:: Data provided
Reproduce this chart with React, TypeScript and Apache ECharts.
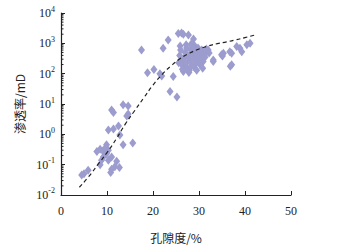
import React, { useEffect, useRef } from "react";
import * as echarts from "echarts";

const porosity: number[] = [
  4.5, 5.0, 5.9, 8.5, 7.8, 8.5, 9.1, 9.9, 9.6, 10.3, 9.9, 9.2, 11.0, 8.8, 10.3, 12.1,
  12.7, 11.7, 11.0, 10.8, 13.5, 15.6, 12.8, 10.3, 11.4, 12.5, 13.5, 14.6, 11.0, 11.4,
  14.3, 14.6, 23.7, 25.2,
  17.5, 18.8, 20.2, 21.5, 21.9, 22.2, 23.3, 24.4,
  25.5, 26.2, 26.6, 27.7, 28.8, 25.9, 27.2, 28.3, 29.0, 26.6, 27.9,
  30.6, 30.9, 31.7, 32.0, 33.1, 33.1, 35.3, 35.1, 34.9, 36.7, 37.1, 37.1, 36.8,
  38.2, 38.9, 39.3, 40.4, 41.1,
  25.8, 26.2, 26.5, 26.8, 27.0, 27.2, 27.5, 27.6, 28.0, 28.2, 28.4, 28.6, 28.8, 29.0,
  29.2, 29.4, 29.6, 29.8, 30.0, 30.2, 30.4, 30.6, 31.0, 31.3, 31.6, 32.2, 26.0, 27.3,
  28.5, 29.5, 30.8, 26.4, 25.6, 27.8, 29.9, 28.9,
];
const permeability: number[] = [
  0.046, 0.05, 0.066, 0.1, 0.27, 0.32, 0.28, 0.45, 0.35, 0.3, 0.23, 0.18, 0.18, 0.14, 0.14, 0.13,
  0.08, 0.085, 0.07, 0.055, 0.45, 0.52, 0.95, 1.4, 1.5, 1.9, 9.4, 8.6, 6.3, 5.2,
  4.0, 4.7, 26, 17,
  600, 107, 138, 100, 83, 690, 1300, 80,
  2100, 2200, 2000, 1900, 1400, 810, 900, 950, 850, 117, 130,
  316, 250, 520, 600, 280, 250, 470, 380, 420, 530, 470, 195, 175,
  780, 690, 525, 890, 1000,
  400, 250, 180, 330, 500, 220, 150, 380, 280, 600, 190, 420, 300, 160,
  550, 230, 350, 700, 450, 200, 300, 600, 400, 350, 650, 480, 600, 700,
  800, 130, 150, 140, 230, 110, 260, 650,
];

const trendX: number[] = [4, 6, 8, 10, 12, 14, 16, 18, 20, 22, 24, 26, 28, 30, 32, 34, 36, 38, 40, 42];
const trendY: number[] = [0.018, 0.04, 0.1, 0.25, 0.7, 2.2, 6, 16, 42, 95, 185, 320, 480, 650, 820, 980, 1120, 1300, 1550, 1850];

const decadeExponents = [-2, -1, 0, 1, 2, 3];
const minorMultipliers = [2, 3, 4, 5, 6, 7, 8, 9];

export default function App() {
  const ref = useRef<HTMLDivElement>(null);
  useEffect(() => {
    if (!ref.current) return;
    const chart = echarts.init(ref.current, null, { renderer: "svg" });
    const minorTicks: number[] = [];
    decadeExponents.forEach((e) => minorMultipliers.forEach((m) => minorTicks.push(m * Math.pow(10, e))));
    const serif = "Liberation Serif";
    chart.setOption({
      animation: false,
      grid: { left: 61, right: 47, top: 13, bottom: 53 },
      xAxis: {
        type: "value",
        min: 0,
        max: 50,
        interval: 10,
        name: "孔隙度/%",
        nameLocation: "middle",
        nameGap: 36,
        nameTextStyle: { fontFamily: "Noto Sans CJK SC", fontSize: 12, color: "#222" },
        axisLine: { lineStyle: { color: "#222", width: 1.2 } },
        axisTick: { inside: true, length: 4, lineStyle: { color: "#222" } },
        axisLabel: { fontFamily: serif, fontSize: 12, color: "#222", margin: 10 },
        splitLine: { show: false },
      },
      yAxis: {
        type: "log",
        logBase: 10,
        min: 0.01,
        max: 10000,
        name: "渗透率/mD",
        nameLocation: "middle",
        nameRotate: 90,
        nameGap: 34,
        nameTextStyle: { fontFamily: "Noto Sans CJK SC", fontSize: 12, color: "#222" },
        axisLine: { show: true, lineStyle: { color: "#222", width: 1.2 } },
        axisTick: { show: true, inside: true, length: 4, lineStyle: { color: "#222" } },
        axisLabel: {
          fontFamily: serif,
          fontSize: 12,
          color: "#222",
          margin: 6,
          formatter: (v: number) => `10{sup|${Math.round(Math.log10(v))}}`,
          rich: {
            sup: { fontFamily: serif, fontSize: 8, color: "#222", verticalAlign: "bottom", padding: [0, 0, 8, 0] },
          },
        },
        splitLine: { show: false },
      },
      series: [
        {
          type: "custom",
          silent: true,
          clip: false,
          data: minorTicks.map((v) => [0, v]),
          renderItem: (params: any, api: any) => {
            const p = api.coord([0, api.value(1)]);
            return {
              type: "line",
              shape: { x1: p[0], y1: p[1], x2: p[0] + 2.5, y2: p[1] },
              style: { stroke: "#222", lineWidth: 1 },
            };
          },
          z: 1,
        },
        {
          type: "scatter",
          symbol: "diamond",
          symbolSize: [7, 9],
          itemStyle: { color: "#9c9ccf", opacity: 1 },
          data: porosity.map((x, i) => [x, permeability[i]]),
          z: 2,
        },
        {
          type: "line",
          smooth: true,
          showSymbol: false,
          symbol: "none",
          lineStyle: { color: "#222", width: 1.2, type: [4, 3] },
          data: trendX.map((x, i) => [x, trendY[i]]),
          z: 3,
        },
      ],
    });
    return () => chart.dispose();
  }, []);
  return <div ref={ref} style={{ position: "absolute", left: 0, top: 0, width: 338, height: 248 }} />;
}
::::
* Do this *
Repeat, exactly and in full, each line from the start of the data to the line that contains "import * as". Pictures do not go in.

* Written response *
Reproduce this chart with React, TypeScript and Apache ECharts.
import React, { useEffect, useRef } from "react";
import * as echarts from "echarts";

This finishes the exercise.